An Early 1873 Winchester

In the course of preparing our report on the .45LC lever rifles, we also examined an original Winchester 1873 rifle, made in 1884, chambered in .38/40 caliber. This rifle was in excellent condition, though minus most of the finish on its receiver. It was fitted with a folding Lyman #1A aperture sight from the period in which the rifle was built, and also had a four-piece original cleaning rod in the trap in its butt stock.

We compared the Cimarron version with it, and were pleased to find the new rifle was a close copy f the original, at least to casual observation. Yet the old rifle had soul, plus other qualities the new one lacked. This old Winchester had a full-length octagonal barrel that had a bore which looked like it was made this morning. It gleamed and glowed in its way-over-century-old glory. The inletting looked good on the outside, and inside it was as carefully inletted as were some very high-grade double shotguns we’ve inspected. The rifle had the unmistakable mark of careful craftsmen everywhere.

One side of the stock was “decorated” with small nails that spelled out “1885” and “Bear,” plus nine marks. The other side had “Deer” and 26 marks. The .38/40 in its blackpower loading was certainly capable of downing any deer that ever lived, but if in fact the original owner shot nine bear with this rifle, we suspect the bear must have been small eastern or northern blackies. For sure they weren’t griz, or the rifle might have had a few more scratches on it. We test fired the old rifle, and were totally amazed at its stunning accuracy. We fired it with a modest cast-bullet handload built around bulk bullets from Bull-X Bullets, 520 N. Main, Farmer City, IL 61842, (309) 928-2574. Our 50-yard groups were all under an inch in diameter. The owner showed us a target fired at 200 yards, which had five out of ten bullets within 1.5 inches of each other, the remaining giving a 4-inch group.

Clearly, the early Winchester rifles, at least some of them, were tack-drivers. A rifle such as this can be purchased today for around $1,000 to $1,500, depending on condition, features, caliber, and of course the whim of the seller. If you can make do with any of the original calibers of lever rifles, these make entirely viable firearms for Cowboy Action shooting. The only problem is in finding one to your specifications, and realizing that you’re buying an old and perhaps very used rifle with the intent of putting it to rather rambunctious work. You can expect to have some sort of breakage along the way. You can also expect to have some minor, perhaps major, problems with it before you get it to shoot to your satisfaction.
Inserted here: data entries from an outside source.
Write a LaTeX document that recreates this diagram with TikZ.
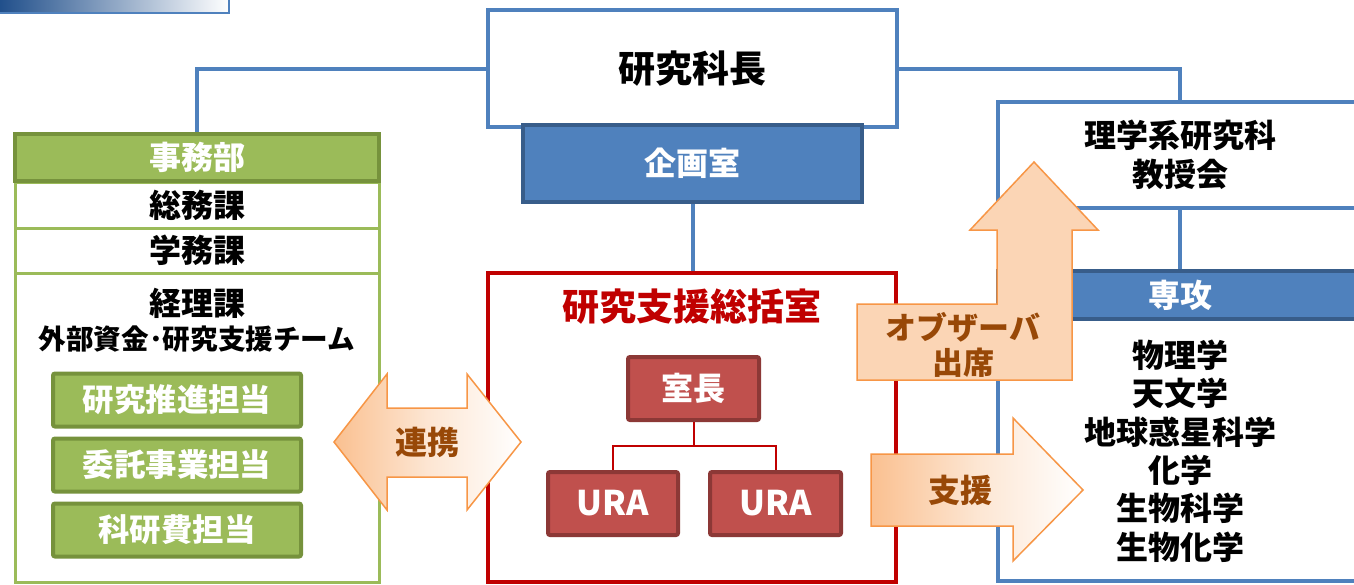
\documentclass[tikz,border=0pt]{standalone}
\usepackage{fontspec}
\setmainfont{Noto Sans CJK JP}
\definecolor{ofblue}{HTML}{4F81BD}
\definecolor{ofbluedark}{HTML}{385D8A}
\definecolor{ofgreen}{HTML}{9BBB59}
\definecolor{ofgreendark}{HTML}{76923C}
\definecolor{ofred}{HTML}{C00000}
\definecolor{ofredfill}{HTML}{C0504D}
\definecolor{ofreddark}{HTML}{8C3836}
\definecolor{oforange}{HTML}{F79646}
\definecolor{ofpeach}{HTML}{FBD5B5}
\definecolor{ofpeachdeep}{HTML}{FAC090}
\definecolor{ofbrown}{HTML}{984807}
\definecolor{topdark}{HTML}{1F4E8A}
\tikzset{
  fs/.style={font=\bfseries\fontsize{#1}{#1}\selectfont},
  conn/.style={draw=ofblue, line width=2pt},
  redconn/.style={draw=ofred, line width=1pt},
  wbox/.style={draw=ofblue, line width=2pt, fill=white, inner sep=0pt},
  bluehead/.style={draw=ofbluedark, line width=2pt, fill=ofblue, text=white, inner sep=0pt},
  greenhead/.style={draw=ofgreendark, line width=2pt, fill=ofgreen, text=white, inner sep=0pt, rounded corners=1pt},
  greenrow/.style={draw=ofgreen, line width=1.5pt, fill=white, inner sep=0pt},
  redhead/.style={draw=ofreddark, line width=2pt, fill=ofredfill, text=white, inner sep=0pt, rounded corners=1pt},
  redframe/.style={draw=ofred, line width=2pt, fill=white, inner sep=0pt},
  arrowline/.style={draw=oforange, line width=0.75pt},
  arrowtext/.style={text=ofbrown, inner sep=0pt, fs=16},
  plaintext/.style={text=black, inner sep=0pt},
}
\begin{document}
\begin{tikzpicture}[x=0.5pt,y=-0.5pt]
\useasboundingbox (0,0) rectangle (1354,584);
\clip (0,0) rectangle (1354,584);
% top-left gradient bar
\shade[left color=topdark, right color=white] (-2,-2) rectangle (229,13);
\draw[draw=ofblue, line width=0.6pt] (-2,13) -- (229,13) -- (229,-2);

% left block
\node[greenrow, minimum width=182pt, minimum height=224pt] (jimubox) at (197,358) {};
\node[greenrow, minimum width=182pt, minimum height=23pt] (soumu) at (197,205) {};
\node[greenrow, minimum width=182pt, minimum height=22.5pt] (gakumu) at (197,250.5) {};
\node[plaintext, fs=16] at (soumu) {総務課};
\node[plaintext, fs=16] at (gakumu) {学務課};
\node[greenhead, rounded corners=0pt, minimum width=182pt, minimum height=23.5pt, fs=16] (jimu) at (197,157.5) {事務部};
\node[plaintext, fs=16] (keiri) at (197,303) {経理課};
\node[plaintext, fs=13.8] (gaibu) at (197,339) {外部資金･研究支援チーム};
\node[greenhead, minimum width=124pt, minimum height=26.5pt, fs=15.7] (suishin) at (177,400) {研究推進担当};
\node[greenhead, minimum width=124pt, minimum height=26.5pt, fs=15.7] (itaku) at (177,465) {委託事業担当};
\node[greenhead, minimum width=124pt, minimum height=26.5pt, fs=15.7] (kaken) at (177,530) {科研費担当};

% centre block
\node[redframe, minimum width=204pt, minimum height=154.5pt] (sokatsu) at (692,427.5) {};
\node[text=ofred, inner sep=0pt, fs=18.5] (sokatsutitle) at (692,307) {研究支援総括室};
\node[redhead, minimum width=65.5pt, minimum height=31.5pt, fs=16] (shicho) at (693.5,388.5) {室長};
\node[redhead, minimum width=65pt, minimum height=31.5pt, fs=17] (uraA) at (613,503.5) {URA};
\node[redhead, minimum width=65.5pt, minimum height=31.5pt, fs=17] (uraB) at (775.5,503.5) {URA};
\coordinate (split) at (693.5,446);
\draw[redconn] (shicho.south) -- (split) -| (uraA.north);
\draw[redconn] (split) -| (uraB.north);

% dean and planning office
\node[wbox, minimum width=204.5pt, minimum height=58.5pt, fs=18.5] (dean) at (692.5,68.5) {研究科長};
\node[bluehead, minimum width=169.5pt, minimum height=38.5pt, fs=16] (plan) at (692.5,163.5) {企画室};
\draw[conn] (plan.south) -- (plan.south |- sokatsu.north);

% right block
\node[wbox, minimum width=182pt, minimum height=53pt, align=center, font=\bfseries\fontsize{16}{19.5}\selectfont] (rigaku) at (1180,155) {理学系研究科\\教授会};
\node[wbox, minimum width=182pt, minimum height=155pt] (senkoubox) at (1180,426) {};
\node[bluehead, minimum width=182pt, minimum height=24pt, fs=16] (senkou) at (1180,295) {専攻};
\node[plaintext, align=center, font=\bfseries\fontsize{16}{19.2}\selectfont] (list) at (1180,451)
  {物理学\\天文学\\地球惑星科学\\化学\\生物科学\\生物化学};
\draw[conn] (rigaku.south) -- (senkou.north);

% connectors from dean
\draw[conn] (dean.west) -| (jimu.north);
\draw[conn] (dean.east) -| (rigaku.north);

% double arrow 連携
\path[arrowline, left color=ofpeachdeep, right color=white, middle color=ofpeach!60]
  (334,442) -- (387,374) -- (387,408) -- (467,408) -- (467,374) -- (521,442)
  -- (467,510) -- (467,477) -- (387,477) -- (387,510) -- cycle;
\node[arrowtext] (renkei) at (427,442) {連携};

% observer arrow
\path[arrowline, fill=ofpeach]
  (857,304) -- (997,304) -- (997,230) -- (970,230) -- (1034,162) -- (1098,230)
  -- (1072,230) -- (1072,380) -- (857,380) -- cycle;
\node[arrowtext, fs=15.5] (obs) at (963,327) {オブザーバ};
\node[arrowtext, fs=15.5] (shusseki) at (963,363) {出席};

% support arrow
\path[arrowline, left color=ofpeachdeep, right color=white, middle color=ofpeach!60]
  (871,454) -- (1013,454) -- (1013,418) -- (1083,490) -- (1013,561) -- (1013,526)
  -- (871,526) -- cycle;
\node[arrowtext] (shien) at (960,490) {支援};
\end{tikzpicture}
\end{document}
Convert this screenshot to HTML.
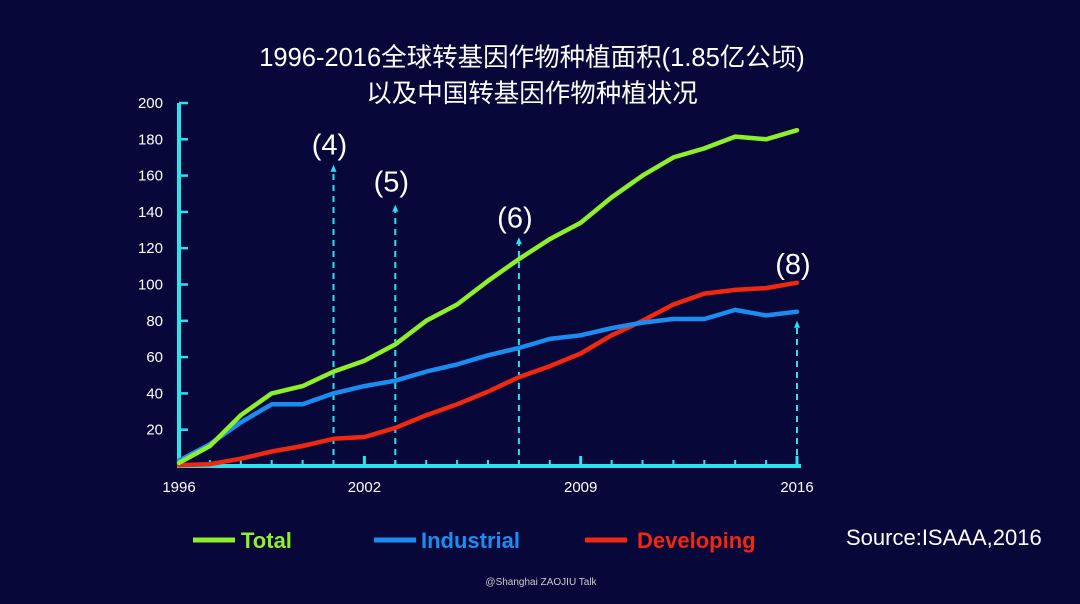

The action might be worn and won’t necessarily be as smooth or dependable as anew rifle. However, with reasonable care you can expect to get most of your money out of the piece when and if you sell it. It may also escalate in value, which modern reproduction rifles probably won’t. An old Winchester might just be for you. They are certainly worth a good look. You can’t get more classy than to shoot the “real thing.”